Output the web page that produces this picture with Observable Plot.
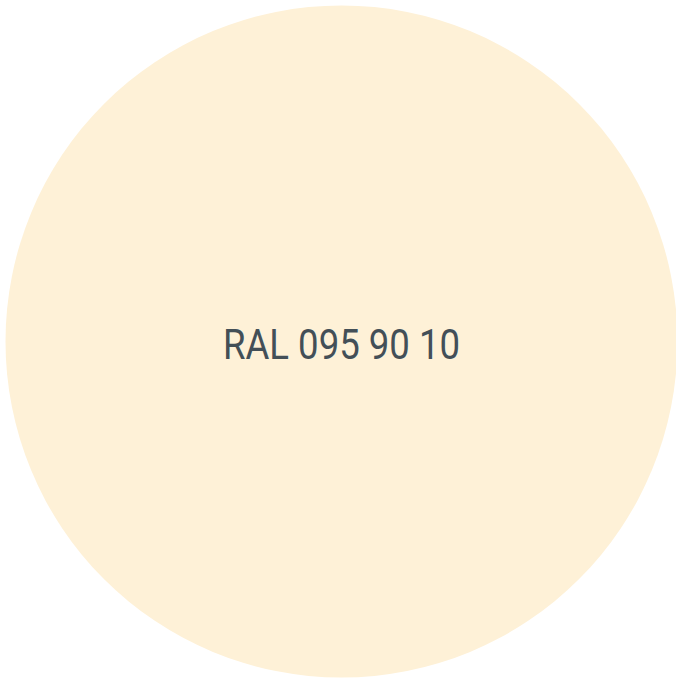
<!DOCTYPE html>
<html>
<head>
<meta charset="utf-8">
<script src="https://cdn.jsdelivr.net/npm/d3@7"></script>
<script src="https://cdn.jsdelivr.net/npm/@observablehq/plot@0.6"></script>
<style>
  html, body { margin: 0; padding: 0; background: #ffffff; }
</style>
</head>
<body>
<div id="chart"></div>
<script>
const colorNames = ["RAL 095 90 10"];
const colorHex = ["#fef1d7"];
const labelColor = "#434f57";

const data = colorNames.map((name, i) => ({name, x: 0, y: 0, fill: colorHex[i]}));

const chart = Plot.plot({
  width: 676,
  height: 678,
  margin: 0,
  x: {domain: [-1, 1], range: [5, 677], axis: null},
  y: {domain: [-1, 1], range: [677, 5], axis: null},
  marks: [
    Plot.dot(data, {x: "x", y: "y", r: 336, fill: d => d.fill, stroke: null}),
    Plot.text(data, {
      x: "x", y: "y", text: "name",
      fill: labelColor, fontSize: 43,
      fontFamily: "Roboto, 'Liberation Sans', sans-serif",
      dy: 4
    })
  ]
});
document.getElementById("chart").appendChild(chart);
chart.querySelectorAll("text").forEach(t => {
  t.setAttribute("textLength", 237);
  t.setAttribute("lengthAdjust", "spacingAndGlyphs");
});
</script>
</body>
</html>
+++
_What you need to do_. Except for the pictures, reproduce every line exactly.

_Exercise solution_.
Output the web page that produces this picture with Observable Plot.
<!DOCTYPE html>
<html>
<head>
<meta charset="utf-8">
<script src="https://cdn.jsdelivr.net/npm/d3@7"></script>
<script src="https://cdn.jsdelivr.net/npm/@observablehq/plot@0.6"></script>
<style>
  html, body { margin: 0; padding: 0; background: #ffffff; }
</style>
</head>
<body>
<div id="chart"></div>
<script>
const colorNames = ["RAL 095 90 10"];
const colorHex = ["#fef1d7"];
const labelColor = "#434f57";

const data = colorNames.map((name, i) => ({name, x: 0, y: 0, fill: colorHex[i]}));

const chart = Plot.plot({
  width: 676,
  height: 678,
  margin: 0,
  x: {domain: [-1, 1], range: [5, 677], axis: null},
  y: {domain: [-1, 1], range: [677, 5], axis: null},
  marks: [
    Plot.dot(data, {x: "x", y: "y", r: 336, fill: d => d.fill, stroke: null}),
    Plot.text(data, {
      x: "x", y: "y", text: "name",
      fill: labelColor, fontSize: 43,
      fontFamily: "Roboto, 'Liberation Sans', sans-serif",
      dy: 4
    })
  ]
});
document.getElementById("chart").appendChild(chart);
chart.querySelectorAll("text").forEach(t => {
  t.setAttribute("textLength", 237);
  t.setAttribute("lengthAdjust", "spacingAndGlyphs");
});
</script>
</body>
</html>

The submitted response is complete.